How rarely do we care to feel the cares others, discern
the precise shade of darkness that overshadows the exalted.
It is a mean thing to suck sweetness from one’s bitter soul.
The homeless suppose anybody with a roof must be in
heaven; the hungry are sure the laborer gobbling up
his small bowl of noodles leads a life of incessant joy.
But the Emperor, surely he must be the happiest of all.
How exasperating when folk tick off the reasons why
we ought to be happy. O, Divine One, happiness
is not the guzheng’s accompaniment to the melody
of your attainments, nor the sum of your riches.
Can it be that only the unhappy are worthy of happiness?
In this borrowed room the pain of heaven’s mandate
is beyond my imagining, the guilt of its getting and keeping.

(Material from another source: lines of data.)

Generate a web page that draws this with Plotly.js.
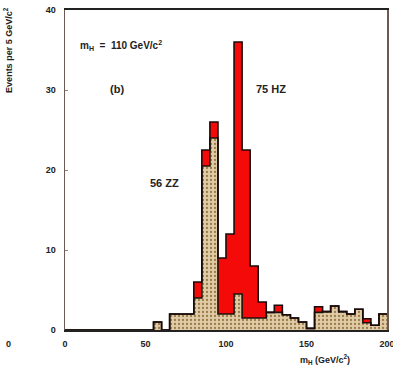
<!DOCTYPE html>
<html>
<head>
<meta charset="utf-8">
<script src="https://cdn.plot.ly/plotly-3.0.1.min.js"></script>
<style>
html,body{margin:0;padding:0;background:#fff;}
#chart{width:393px;height:378px;}
</style>
</head>
<body>
<div id="chart"></div>
<script>
// Bin left edges (GeV/c^2), 5 GeV bins
var binLeft = [0,5,10,15,20,25,30,35,40,45,50,55,60,65,70,75,80,85,90,95,
               100,105,110,115,120,125,130,135,140,145,150,155,160,165,170,175,180,185,190,195];
var binWidth = 5;
// ZZ background (tan, bottom of stack)
var zzEvents = [0,0,0,0,0,0,0,0,0,0,0,1,0,2,2,2,4,20.5,24,2,
                2,4.5,1.5,1.5,1.5,2.2,2.2,1.9,1.5,1,0.2,2.2,2.3,3,2.3,2,2.6,0.9,0.6,2];
// HZ signal (red, stacked on top)
var hzEvents = [0,0,0,0,0,0,0,0,0,0,0,0,0,0,0,0,2,2,2,7,
                10,31.5,21,6.5,2,0,0.9,0,0,0,0,0.7,0,0,0,0,0,0.5,0,0];
var xTicks = [0,50,100,150,200];
var yTicks = [0,10,20,30,40];

var edges = binLeft.concat([binLeft[binLeft.length-1] + binWidth]);
var zzStep = zzEvents.concat([zzEvents[zzEvents.length-1]]);
var totEvents = zzEvents.map(function(v,i){return v + hzEvents[i];});
var totStep = totEvents.concat([totEvents[totEvents.length-1]]);

var traces = [
  {
    x: edges, y: zzStep, type: 'scatter', mode: 'lines',
    line: {shape: 'hv', color: '#1a1208', width: 1.6},
    fill: 'tozeroy', fillcolor: '#d9c49a',
    fillpattern: {shape: '.', fgcolor: '#9c7a48', bgcolor: '#dfcca6', size: 4, solidity: 0.25},
    hoverinfo: 'skip', showlegend: false
  },
  {
    x: edges, y: totStep, type: 'scatter', mode: 'lines',
    line: {shape: 'hv', color: '#1a0a0a', width: 1.6},
    fill: 'tonexty', fillcolor: '#f50a0a',
    hoverinfo: 'skip', showlegend: false
  }
];

var tf = {family: 'Liberation Sans, Arial, sans-serif', size: 9, color: '#222', weight: 'bold'};
var layout = {
  width: 393, height: 378,
  margin: {l: 65, r: 6, t: 10, b: 48},
  paper_bgcolor: '#ffffff', plot_bgcolor: '#ffffff',
  showlegend: false,
  xaxis: {
    range: [0, 200], tickvals: xTicks, ticktext: xTicks.map(String),
    showgrid: false, zeroline: false, automargin: false,
    showline: true, linecolor: '#222', linewidth: 2, mirror: true,
    ticks: '', tickfont: tf, ticklabelstandoff: 4, ticklabeloverflow: 'allow'
  },
  yaxis: {
    range: [0, 40], tickvals: yTicks, ticktext: yTicks.map(String),
    showgrid: false, zeroline: false, automargin: false,
    showline: true, linecolor: '#6d5a52', linewidth: 1.5, mirror: true,
    ticks: 'inside', ticklen: 3, tickcolor: '#888', tickfont: tf, ticklabelstandoff: 6
  },
  annotations: [
    {xref: 'x', yref: 'y', x: 8, y: 35.6, xanchor: 'left', yanchor: 'middle', showarrow: false,
     text: 'm<sub>H</sub>  =  110 GeV/c<sup>2</sup>',
     font: {family: 'Liberation Sans, Arial, sans-serif', size: 10, color: '#222', weight: 'bold'}},
    {xref: 'x', yref: 'y', x: 32, y: 30.1, showarrow: false, text: '(b)',
     font: {family: 'Liberation Sans, Arial, sans-serif', size: 11, color: '#222', weight: 'bold'}},
    {xref: 'x', yref: 'y', x: 128, y: 30.1, showarrow: false, text: '75 HZ',
     font: {family: 'Liberation Sans, Arial, sans-serif', size: 11, color: '#222', weight: 'bold'}},
    {xref: 'x', yref: 'y', x: 61.5, y: 18.4, showarrow: false, text: '56 ZZ',
     font: {family: 'Liberation Sans, Arial, sans-serif', size: 11, color: '#222', weight: 'bold'}},
    {xref: 'paper', yref: 'paper', x: 0.891, y: -0.119, showarrow: false,
     text: 'm<sub>H</sub> (GeV/c<sup>2</sup>)',
     font: {family: 'Liberation Sans, Arial, sans-serif', size: 9, color: '#222', weight: 'bold'}},
    {xref: 'paper', yref: 'paper', x: -0.177, y: 1.016, xanchor: 'center', yanchor: 'top',
     textangle: -90, showarrow: false,
     text: 'Events per 5 GeV/c<sup>2</sup>',
     font: {family: 'Liberation Sans, Arial, sans-serif', size: 9, color: '#222', weight: 'bold'}},
    {xref: 'paper', yref: 'paper', x: -0.19, y: -0.065, showarrow: false, text: '0',
     font: {family: 'Liberation Sans, Arial, sans-serif', size: 9, color: '#222', weight: 'bold'}}
  ]
};

Plotly.newPlot('chart', traces, layout, {staticPlot: true, displayModeBar: false});
</script>
</body>
</html>
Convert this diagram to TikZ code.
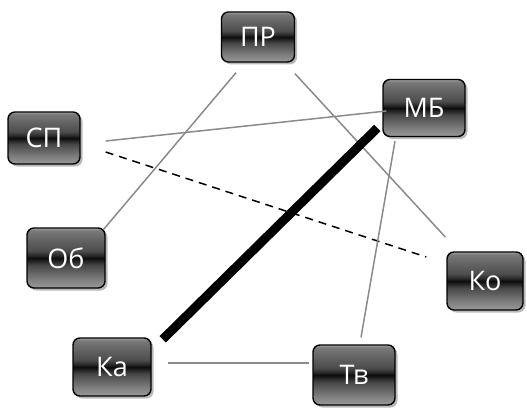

Yet your Empire may be as happy as it shall ever be.
How it w
ould have delighted me to receive a letter telling
of your gladness. How I would rejoice to read that, reclining
on his raised couch in the innermost room of his high
palace at the center of a capital with paved streets,
silk-robed merchants, comfortable villas, graceful
pavilions, gardens of grass and lilies, that at the heart
of a city that has stored food to last fifty years, at dusk,
surrounded by his family, the Emperor stretches
and smiles at the prattling of his children’s children.
Hsi-wei and the Hermit
One of the remarkable things about the Sui period poet Chen Hsi-wei is the way fame caught up with him. He began life in a poor village near the capital, was selected as a courier to the south during the wars, returned alive, turned down the money, land, and women he was offered, asking instead to be educated. A hard master was ordered to take the boy on. To improve his pupil’s weak calligraphy, Shen Kuo put Hsi-wei to copying the ancient masters. Almost without willing it, the boy began to emulate these poets, composing new verses of his own. Seeking to promote himself, Shen Kuo circulated his pupil’s poems at court as curiosities. Never before had China seen a peasant-poet. Then Hsi-wei fell in love with the young widow, Tien Miao, who returned his love but was being courted by a rich friend of her late husband. To spare Miao from being attached to a penniless poet of no family and with no prospects, Hsi-wei took to the road, supporting himself by making straw sandals and leaving behind him a trail of verses. These poems proved popular; they were copied and spread across the country. So the time came when Hsi-wei’s name was known to people in many of the towns into which he wandered and even some of the small villages. If they got wind of Hsi-wei’s arrival the leading gentry were quick to offer him hospitality. He was no longer a novelty but a figure whose presence conferred a measure of prestige on his hosts. Yet he continued his vagabond life just the same as when he was unknown, fashioning his straw sandals and poems.